The president has been more Hamlet than Macbeth since the beginning of the revolutionary crisis that has swept the desert lands of North Africa and the Middle East. To act or not to act? That has been the question. The results of his indecision have been unhappy. Hosni Mubarak, for so long an American ally, has been overthrown in Egypt. Muammar Gaddafi, the erstwhile sponsor of terrorism so foolishly rehabilitated by the West just four years ago, has—until now—lived to fight another day in Libya. Meanwhile, in Bahrain, another insurrection is being quelled with the help of Saudi Arabia—an American ally even more important than Libya.

Obama, a novice in foreign affairs, is a president without a strategy. Once a critic of American military intervention in the Middle East, once a skeptic about the chances of democratizing the region, he now finds himself with a poisoned chalice in each hand. In one there are the dregs of the last administration’s interventions: military commitments in Iraq and Afghanistan that he is eager to wind down. In the other is a freshly poured draft of his own making.

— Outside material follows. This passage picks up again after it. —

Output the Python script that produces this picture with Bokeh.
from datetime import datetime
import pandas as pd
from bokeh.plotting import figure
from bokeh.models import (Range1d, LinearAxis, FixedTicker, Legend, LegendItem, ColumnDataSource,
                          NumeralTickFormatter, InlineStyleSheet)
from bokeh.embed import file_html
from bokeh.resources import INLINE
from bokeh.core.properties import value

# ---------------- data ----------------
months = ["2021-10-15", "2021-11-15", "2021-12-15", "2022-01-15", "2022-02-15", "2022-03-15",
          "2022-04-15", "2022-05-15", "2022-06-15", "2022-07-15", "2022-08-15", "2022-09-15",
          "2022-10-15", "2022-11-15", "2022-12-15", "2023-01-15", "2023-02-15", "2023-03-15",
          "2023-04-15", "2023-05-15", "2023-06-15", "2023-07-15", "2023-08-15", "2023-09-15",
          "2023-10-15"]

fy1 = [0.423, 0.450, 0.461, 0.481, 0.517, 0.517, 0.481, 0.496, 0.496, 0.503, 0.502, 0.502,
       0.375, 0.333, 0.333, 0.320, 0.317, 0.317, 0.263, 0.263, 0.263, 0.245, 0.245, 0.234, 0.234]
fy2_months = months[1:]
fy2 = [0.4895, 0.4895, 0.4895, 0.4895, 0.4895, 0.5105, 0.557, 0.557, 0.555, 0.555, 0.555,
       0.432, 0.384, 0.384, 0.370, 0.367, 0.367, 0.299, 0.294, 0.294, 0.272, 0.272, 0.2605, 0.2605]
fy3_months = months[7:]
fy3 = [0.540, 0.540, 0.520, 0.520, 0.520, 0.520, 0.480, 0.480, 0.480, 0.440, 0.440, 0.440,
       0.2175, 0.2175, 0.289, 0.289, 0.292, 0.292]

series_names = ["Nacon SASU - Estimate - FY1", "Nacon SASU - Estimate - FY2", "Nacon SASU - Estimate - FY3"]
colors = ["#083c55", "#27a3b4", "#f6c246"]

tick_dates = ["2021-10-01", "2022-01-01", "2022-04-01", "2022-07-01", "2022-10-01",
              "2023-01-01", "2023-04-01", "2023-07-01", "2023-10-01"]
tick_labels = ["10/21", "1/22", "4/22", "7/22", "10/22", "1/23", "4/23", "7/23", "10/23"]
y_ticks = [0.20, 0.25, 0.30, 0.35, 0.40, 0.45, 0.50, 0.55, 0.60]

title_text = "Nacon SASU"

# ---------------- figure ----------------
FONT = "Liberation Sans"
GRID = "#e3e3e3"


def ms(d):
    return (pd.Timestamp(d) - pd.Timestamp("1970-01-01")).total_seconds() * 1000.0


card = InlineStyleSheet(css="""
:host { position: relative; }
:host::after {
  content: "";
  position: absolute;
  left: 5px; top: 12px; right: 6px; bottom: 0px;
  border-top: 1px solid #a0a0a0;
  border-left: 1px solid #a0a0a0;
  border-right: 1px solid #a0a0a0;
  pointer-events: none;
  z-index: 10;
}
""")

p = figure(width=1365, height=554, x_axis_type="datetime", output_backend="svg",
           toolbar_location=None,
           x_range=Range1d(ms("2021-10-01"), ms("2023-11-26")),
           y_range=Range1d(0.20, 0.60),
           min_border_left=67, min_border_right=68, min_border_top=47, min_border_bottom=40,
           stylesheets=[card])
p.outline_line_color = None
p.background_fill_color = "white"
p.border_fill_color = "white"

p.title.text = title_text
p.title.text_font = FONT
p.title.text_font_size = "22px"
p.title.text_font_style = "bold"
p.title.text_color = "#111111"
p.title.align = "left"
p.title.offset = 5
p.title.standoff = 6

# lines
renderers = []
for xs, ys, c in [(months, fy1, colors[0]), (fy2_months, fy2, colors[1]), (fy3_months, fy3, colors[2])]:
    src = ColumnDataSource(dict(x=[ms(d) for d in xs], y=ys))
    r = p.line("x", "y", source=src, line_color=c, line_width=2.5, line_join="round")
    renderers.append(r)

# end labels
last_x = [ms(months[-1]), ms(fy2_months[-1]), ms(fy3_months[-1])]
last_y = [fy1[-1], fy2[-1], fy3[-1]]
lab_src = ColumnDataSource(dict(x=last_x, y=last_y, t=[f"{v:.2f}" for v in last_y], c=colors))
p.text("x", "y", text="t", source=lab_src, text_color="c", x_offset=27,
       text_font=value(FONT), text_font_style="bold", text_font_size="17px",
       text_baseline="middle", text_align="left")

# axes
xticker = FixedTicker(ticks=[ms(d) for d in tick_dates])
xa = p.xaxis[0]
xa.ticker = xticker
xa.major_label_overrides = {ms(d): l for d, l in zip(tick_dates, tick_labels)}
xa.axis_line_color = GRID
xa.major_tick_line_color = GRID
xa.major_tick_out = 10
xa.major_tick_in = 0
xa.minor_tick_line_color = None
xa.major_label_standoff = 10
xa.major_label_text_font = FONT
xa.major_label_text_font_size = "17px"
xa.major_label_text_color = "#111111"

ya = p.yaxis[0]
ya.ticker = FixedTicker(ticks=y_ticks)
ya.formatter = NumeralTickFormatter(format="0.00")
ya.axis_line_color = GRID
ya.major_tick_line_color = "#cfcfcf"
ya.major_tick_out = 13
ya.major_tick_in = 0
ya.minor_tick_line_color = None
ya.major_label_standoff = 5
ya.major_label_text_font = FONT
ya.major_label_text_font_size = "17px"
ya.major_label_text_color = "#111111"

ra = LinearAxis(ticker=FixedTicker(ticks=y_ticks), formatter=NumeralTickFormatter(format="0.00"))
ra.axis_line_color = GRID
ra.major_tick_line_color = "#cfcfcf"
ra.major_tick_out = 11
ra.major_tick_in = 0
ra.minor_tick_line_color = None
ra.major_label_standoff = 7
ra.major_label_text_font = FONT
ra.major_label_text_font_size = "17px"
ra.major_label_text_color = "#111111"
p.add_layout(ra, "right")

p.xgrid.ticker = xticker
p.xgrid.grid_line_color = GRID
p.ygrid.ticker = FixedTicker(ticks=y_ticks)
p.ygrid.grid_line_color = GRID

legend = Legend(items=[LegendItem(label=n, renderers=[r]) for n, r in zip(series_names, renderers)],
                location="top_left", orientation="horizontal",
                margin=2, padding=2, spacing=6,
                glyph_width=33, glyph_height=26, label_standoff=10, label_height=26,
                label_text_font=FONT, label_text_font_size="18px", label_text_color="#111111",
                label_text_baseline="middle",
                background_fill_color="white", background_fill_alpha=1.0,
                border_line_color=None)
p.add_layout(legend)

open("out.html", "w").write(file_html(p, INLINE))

Make no mistake. Whatever the wording of the United Nations Security Council resolution, the United States is now at war with the Libyan government, and the aim of this war is the overthrow of Gaddafi. In the words of Secretary of State Hillary Clinton: “If you don’t get him out and if you don’t support the opposition and he stays in power, there’s no telling what he will do.” She doubtless remembers more clearly than Obama what happened in Bosnia, when her husband took years to approve effective military intervention. Had she been president, my guess is we’d have taken swifter action. But in this play, she’s Lady Macbeth, urging Obama to get tough.

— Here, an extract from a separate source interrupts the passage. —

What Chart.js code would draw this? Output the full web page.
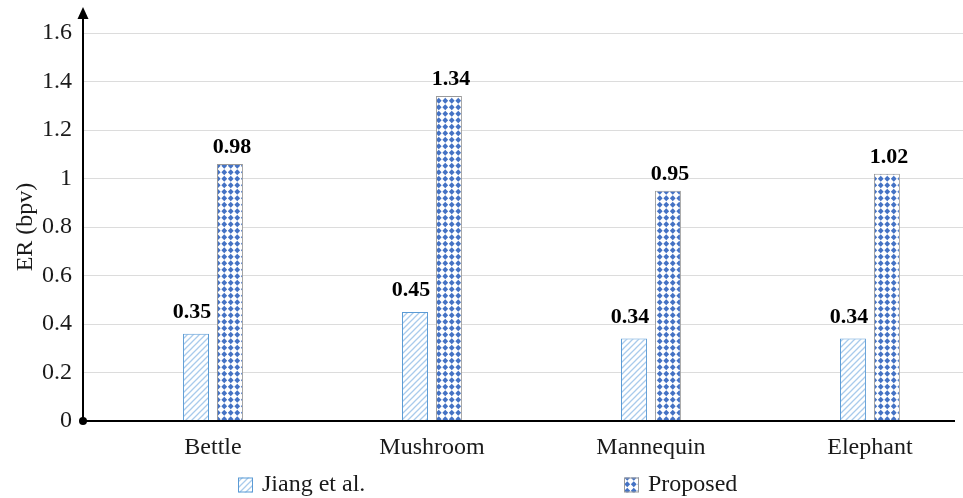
<!DOCTYPE html>
<html>
<head>
<meta charset="utf-8">
<script src="https://cdn.jsdelivr.net/npm/chart.js@4/dist/chart.umd.min.js"></script>
<style>
  html, body { margin: 0; padding: 0; background: #fff; }
  #wrap { width: 963px; height: 498px; position: relative; }
</style>
</head>
<body>
<div id="wrap"><canvas id="c" width="963" height="498"></canvas></div>
<script>
// ---- data ----
const categories = ['Bettle', 'Mushroom', 'Mannequin', 'Elephant'];
const seriesNames = ['Jiang et al.', 'Proposed'];
const jiangValues = [0.36, 0.45, 0.34, 0.34];
const proposedValues = [1.06, 1.34, 0.95, 1.02];
const jiangLabels = ['0.35', '0.45', '0.34', '0.34'];
const proposedLabels = ['0.98', '1.34', '0.95', '1.02'];
const yTicks = [0, 0.2, 0.4, 0.6, 0.8, 1, 1.2, 1.4, 1.6];

const SERIF = '"Liberation Serif", "Times New Roman", serif';

function makeHatch() {
  const c = document.createElement('canvas');
  c.width = 6; c.height = 6;
  const x = c.getContext('2d');
  x.fillStyle = '#ffffff'; x.fillRect(0, 0, 6, 6);
  x.strokeStyle = '#a9cbec'; x.lineWidth = 1.3;
  x.beginPath();
  x.moveTo(0, 6); x.lineTo(6, 0);
  x.moveTo(-1, 1); x.lineTo(1, -1);
  x.moveTo(5, 7); x.lineTo(7, 5);
  x.stroke();
  return x.createPattern(c, 'repeat');
}
function makeDiamonds() {
  const c = document.createElement('canvas');
  c.width = 13; c.height = 13;
  const x = c.getContext('2d');
  x.fillStyle = '#ffffff'; x.fillRect(0, 0, 13, 13);
  x.fillStyle = '#4472c4';
  [[3.25, 3.25], [9.75, 3.25], [3.25, 9.75], [9.75, 9.75]].forEach(([cx, cy]) => {
    x.beginPath();
    x.moveTo(cx, cy - 3.1); x.lineTo(cx + 2.9, cy); x.lineTo(cx, cy + 3.1); x.lineTo(cx - 2.9, cy);
    x.closePath(); x.fill();
  });
  return x.createPattern(c, 'repeat');
}
const hatch = makeHatch();
const diamonds = makeDiamonds();
const seriesFill = [hatch, diamonds];
const seriesBorder = ['#5b9bd5', '#9a9a9a'];

const labelPlugin = {
  id: 'valueLabels',
  afterDatasetsDraw(chart) {
    const ctx = chart.ctx;
    ctx.save();
    ctx.font = 'bold 22px ' + SERIF;
    ctx.fillStyle = '#000';
    ctx.textAlign = 'center';
    ctx.textBaseline = 'alphabetic';
    const sets = [{ labels: jiangLabels, dx: -4, gap: 16 }, { labels: proposedLabels, dx: 2, gap: 11 }];
    sets.forEach((s, di) => {
      const meta = chart.getDatasetMeta(di);
      meta.data.forEach((bar, i) => {
        ctx.fillText(s.labels[i], bar.x + s.dx, bar.y - s.gap);
      });
    });
    ctx.restore();
  }
};

const axesPlugin = {
  id: 'axesDraw',
  afterDatasetsDraw(chart) {
    const { ctx, chartArea: a } = chart;
    const x0 = a.left, y0 = a.bottom;
    ctx.save();
    ctx.strokeStyle = '#000'; ctx.fillStyle = '#000'; ctx.lineWidth = 2;
    ctx.beginPath();
    ctx.moveTo(x0, y0); ctx.lineTo(955, y0);
    ctx.moveTo(x0, y0); ctx.lineTo(x0, 16);
    ctx.stroke();
    ctx.beginPath();
    ctx.moveTo(x0, 7); ctx.lineTo(x0 + 5.5, 19); ctx.lineTo(x0 - 5.5, 19); ctx.closePath();
    ctx.fill();
    ctx.beginPath(); ctx.arc(x0, y0, 4, 0, Math.PI * 2); ctx.fill();
    ctx.restore();
  }
};

const legendPlugin = {
  id: 'customLegend',
  afterDraw(chart) {
    const ctx = chart.ctx;
    const xs = [238, 624];
    const yMid = 485;
    ctx.save();
    ctx.font = '24px ' + SERIF;
    ctx.textBaseline = 'middle';
    ctx.textAlign = 'left';
    seriesNames.forEach((name, i) => {
      ctx.fillStyle = seriesFill[i];
      ctx.fillRect(xs[i], yMid - 7.5, 15, 15);
      ctx.strokeStyle = seriesBorder[i]; ctx.lineWidth = 1;
      ctx.strokeRect(xs[i] + 0.5, yMid - 7, 14, 14);
      ctx.fillStyle = '#1a1a1a';
      ctx.fillText(name, xs[i] + 24, yMid);
    });
    ctx.restore();
  }
};

new Chart(document.getElementById('c'), {
  type: 'bar',
  data: {
    datasets: [
      {
        label: seriesNames[0],
        data: categories.map((c, i) => ({ x: i, y: jiangValues[i] })),
        backgroundColor: hatch,
        borderColor: seriesBorder[0],
        borderWidth: 1,
        categoryPercentage: 0.31,
        barPercentage: 0.765
      },
      {
        label: seriesNames[1],
        data: categories.map((c, i) => ({ x: i, y: proposedValues[i] })),
        backgroundColor: diamonds,
        borderColor: seriesBorder[1],
        borderWidth: 1,
        categoryPercentage: 0.31,
        barPercentage: 0.765
      }
    ]
  },
  options: {
    responsive: false,
    animation: false,
    layout: { padding: { top: 33, right: 0, left: 0, bottom: 0 } },
    plugins: { legend: { display: false }, tooltip: { enabled: false } },
    scales: {
      x: {
        type: 'linear',
        min: -0.5936,
        max: 3.425,
        offset: false,
        grid: { display: false, drawTicks: false },
        border: { display: false },
        afterBuildTicks: s => { s.ticks = categories.map((c, i) => ({ value: i })); },
        afterFit: s => { s.height = 77; },
        ticks: {
          autoSkip: false,
          maxRotation: 0,
          padding: 12,
          color: '#1a1a1a',
          font: { family: SERIF, size: 24 },
          callback: v => categories[v]
        }
      },
      y: {
        min: 0,
        max: 1.6,
        afterBuildTicks: s => { s.ticks = yTicks.map(v => ({ value: v })); },
        afterFit: s => { s.width = 83; },
        grid: {
          drawTicks: false,
          color: c => (c.tick && c.tick.value === 0) ? 'rgba(0,0,0,0)' : '#dcdcdc',
          lineWidth: 1
        },
        border: { display: false },
        ticks: {
          padding: 11,
          color: '#1a1a1a',
          font: { family: SERIF, size: 24 },
          callback: v => String(Number(v.toFixed(1)))
        },
        title: {
          display: true,
          text: 'ER (bpv)',
          color: '#1a1a1a',
          font: { family: SERIF, size: 24 },
          padding: { top: 11, bottom: 0 }
        }
      }
    }
  },
  plugins: [labelPlugin, axesPlugin, legendPlugin]
});
</script>
</body>
</html>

This was the right thing to do. Was. But it should have been done weeks ago, when it first became clear that Gaddafi, unlike Mubarak, was able and willing to unleash military force against his opponents. Now, with loyalist forces approaching the rebel stronghold of Benghazi, it may well be too late. It certainly seems unlikely that an exclusively aerial intervention in Libya’s civil war can topple the mad dog of Tripoli. And even if it’s still possible to tip the balance in favor of the rebels, then what? When the news of the no-fly zone reached Benghazi last week, it was relayed from mosque loudspeakers, and the crowds responded with cries of “Allahu akbar!” not “God bless America!” Significantly, the rebel spokesman quoted by The New York Times was an imam.

I wish I could believe the National Security Council is now presenting the president with a better set of scenarios than it put on the table when this crisis began in Tunisia. As I’ve said from the outset, a peaceful transition to Western-style democracy in the Arab world is, of all the scenarios, the least probable. The more likely outcomes are (a) 1848-style restorations of the old regimes; (b) a descent into protracted civil wars; (c) Islamist takeovers; (d) a regionwide Sunni-Shiite conflict. By the way, (b), (c), and (d) are not necessarily mutually exclusive. They may be a sequence of events.

Fortune has not smiled on President Obama in the role of hesitant Hamlet. But better luck is the last thing actors expect when they play Macbeth.